Trump’s Success Versus the Left’s Violence
by
At the signing of new trade deal with Mexico and Canada on January 29 (YouTube screenshot)

As President Trump’s opposition falls, its violence rises. The danger in this insidious inverse response is that the divergent fortunes of Trump and his opponents is likely to grow. This sets the stage for even greater leftist outbursts and their contributing to the outcome they desperately want to avoid.

It is no coincidence that as President Trump has recently done well, the Left has behaved badly. Examples of their poor conduct include the UC Santa Cruz assault on college Republicans, the attack of a New Hampshire teen for handing out pro-Trump literature on Primary Day, and a van’s ramming of a Republican voter registration tent in Florida. There have been attempts to shame, scold, and intimidate since before the president’s inauguration, but recent incidents have had a more sinister side. The Left has clearly taken a turn for the worse. What once was hidden behind fringe Antifa masks now appears openly and frequently. The Left is now seeking to coerce those it cannot convince.

At the same time that the Left’s increased violence has become unmistakable, the president has been more successful. The killing of Iranian Gen. Qassem Soleimani did not simply deal a deadly blow to terrorism but also did not provoke the conflagration the Left predicted.

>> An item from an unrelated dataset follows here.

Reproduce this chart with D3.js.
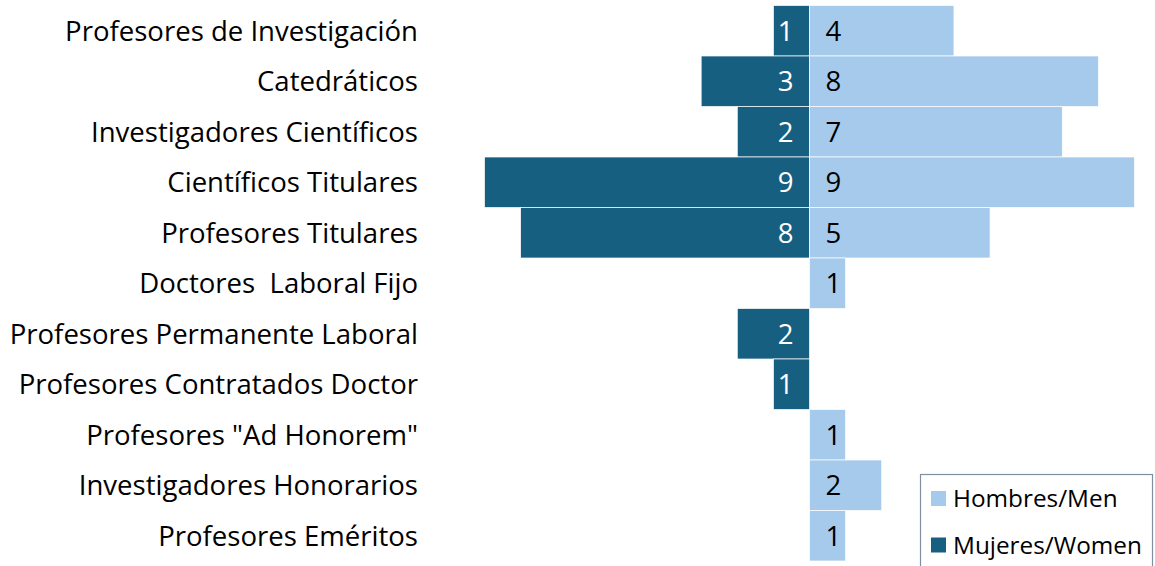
<!DOCTYPE html>
<html><head><meta charset="utf-8">
<script src="https://cdn.jsdelivr.net/npm/d3@7"></script>
<style>body{margin:0;background:#fff}svg{display:block}text{white-space:pre}</style>
</head><body>
<script>
const categories = ["Profesores de Investigación","Catedráticos","Investigadores Científicos","Científicos Titulares","Profesores Titulares","Doctores  Laboral Fijo","Profesores Permanente Laboral","Profesores Contratados Doctor","Profesores \"Ad Honorem\"","Investigadores Honorarios","Profesores Eméritos"];
const men   = [4,8,7,9,5,1,0,0,1,2,1];
const women = [1,3,2,9,8,0,2,1,0,0,0];
const seriesNames = ["Hombres/Men","Mujeres/Women"];
const colors = {men:"#a6caec", women:"#175f80"};

const W=1155,H=566;
const svg=d3.select("body").append("svg").attr("width",W).attr("height",H);
const font="'Open Sans', 'Noto Sans', sans-serif";

// fit font size to reference text widths
function fitSize(txt, target, base){
  const t=svg.append("text").style("font-family",font).style("font-size",base+"px").text(txt);
  const w=t.node().getComputedTextLength(); t.remove();
  return base*target/w;
}
const labelSize=fitSize(categories[0],353,24);
const legendSize=fitSize(seriesNames[1],189,20);

const y=d3.scaleBand().domain(categories).range([5.5,561]).padding(0);
const xR=d3.scaleLinear().domain([0,9]).range([809.5,1134.5]);
const xL=d3.scaleLinear().domain([0,9]).range([809.5,484.5]);

svg.append("g").selectAll("rect").data(categories.map((c,i)=>({c,v:women[i]})).filter(d=>d.v>0))
 .join("rect").attr("x",d=>xL(d.v)).attr("width",d=>xL(0)-xL(d.v))
 .attr("y",d=>y(d.c)).attr("height",y.bandwidth()).attr("fill",colors.women)
 .attr("stroke","#fff").attr("stroke-width",0.7);
svg.append("g").selectAll("rect").data(categories.map((c,i)=>({c,v:men[i]})).filter(d=>d.v>0))
 .join("rect").attr("x",xR(0)).attr("width",d=>xR(d.v)-xR(0))
 .attr("y",d=>y(d.c)).attr("height",y.bandwidth()).attr("fill",colors.men)
 .attr("stroke","#fff").attr("stroke-width",0.7);

svg.append("g").selectAll("text").data(categories.map((c,i)=>({c,v:women[i]})).filter(d=>d.v>0))
 .join("text").attr("x",xL(0)-16).attr("y",d=>y(d.c)+y.bandwidth()/2).attr("dy","0.36em")
 .attr("text-anchor","end").attr("fill","#fff").style("font-family",font).style("font-size",labelSize+"px").text(d=>d.v);
svg.append("g").selectAll("text").data(categories.map((c,i)=>({c,v:men[i]})).filter(d=>d.v>0))
 .join("text").attr("x",xR(0)+16).attr("y",d=>y(d.c)+y.bandwidth()/2).attr("dy","0.36em")
 .attr("text-anchor","start").attr("fill","#000").style("font-family",font).style("font-size",labelSize+"px").text(d=>d.v);

const ax=svg.append("g").attr("transform","translate(418,0)").call(d3.axisLeft(y).tickSize(0).tickPadding(0));
ax.select(".domain").remove();
ax.selectAll("text").style("font-family",font).style("font-size",labelSize+"px").attr("fill","#000").attr("dy","0.36em");

const lg=svg.append("g");
lg.append("rect").attr("x",920.5).attr("y",474.5).attr("width",232).attr("height",100).attr("fill","#fff").attr("stroke","#7f8f9f").attr("stroke-width",1.2);
const items=[{n:seriesNames[0],c:colors.men},{n:seriesNames[1],c:colors.women}];
items.forEach((d,i)=>{
  const yy=498.5+i*46.5;
  lg.append("rect").attr("x",931).attr("y",yy-7.5).attr("width",15).attr("height",15).attr("fill",d.c);
  lg.append("text").attr("x",953).attr("y",yy).attr("dy","0.36em").style("font-family",font).style("font-size",legendSize+"px").attr("fill","#000").text(d.n);
});
</script>
</body></html>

The president did not just secure two huge trade wins; he also got significant numbers of Democrats to support both. The president was not just acquitted on both impeachment charges; he was acquitted by majority votes.

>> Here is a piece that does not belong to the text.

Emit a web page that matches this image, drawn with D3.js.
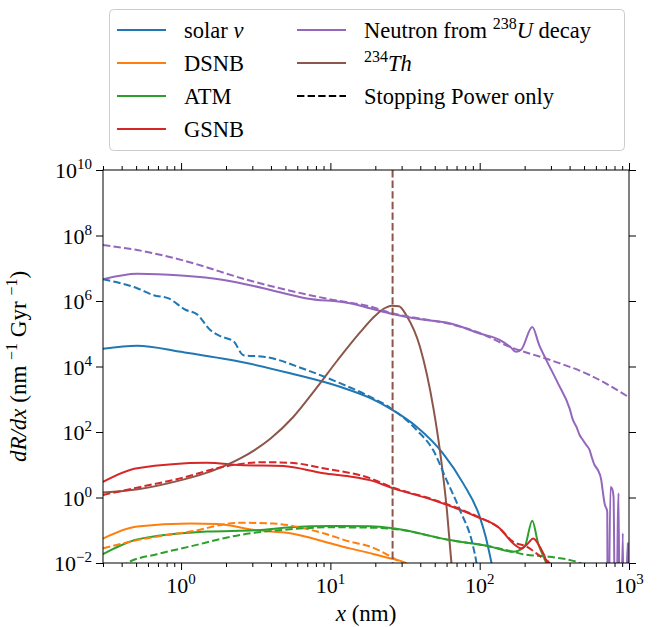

And his State of the Union speech did not just showcase the president at his best — every president gets that annual opportunity. It also showcased Democrats at their worst — a mute temper tantrum punctuated by the tearing up of his speech on national television.

As Trump has been rising, Democrats have been falling — if not pratfalling. In almost every instance of Trump success, there has been a Democrat contribution to it. As with Soleimani, their predictions have failed. As with the trade deals, they have had to grudgingly go along. As with the acquittal, their years-long effort and hyperbolic rhetoric came to naught. And in some instances — notably the Iowa caucuses — they have floundered even without the president’s intervention.

To make matters worse for the Left, the trend of Trump successes and Democrat failures does not look like it will soon reverse.

The economy is strong and shows no signs of slowing. In fact, it is now so obviously strong that the Democrats are seeking to claim credit for what they were, until recently, denying. Further trade deals, which the administration is busily pursuing, could further help. To the economy, Trump will add the advantages of incumbency and money over 2020’s course.

In contrast, Democrats are countering with a fractured race that only gets worse as it gets more tiresome. Already eight months old, their debates still fill a stage, yet the race can barely field a front-runner. Their campaign careens left and away from electability — even among Democrats.

That Democrats somehow will do better against Trump than they will against each other is dubious. Their nomination fight is likely to leave many with hard feelings and — if their nominee is as far left as now appears — many more left out. Against an incumbent with a unified party, a strong economy, and big money, the separation between Democrats and Trump likely grows.

If divergence is already fueling insurgence, expect more to beget more. Certainly the establishment media will try to ignore it, as they are now, or try to hide it, by pretending it is a general problem of today’s politics rather than a particular one of today’s Left. As evidence continues to accumulate, however, it will be harder and harder to tell Americans that they are not seeing what they clearly are: a Left unhinged by frustration. And it will be harder still to prevent them from being repulsed by the repulsive.

The Left is facing the real possibility of encouraging what it most opposes: the president’s reelection. Already having helped solidify his base by its rabid opposition, it is fracturing the Democrats and well on its way to driving crucial nonaligned voters to Trump. In 2016, Trump’s greatest political advantage was his opponents; in 2020, that advantage will likely be even greater because of the rabid Left.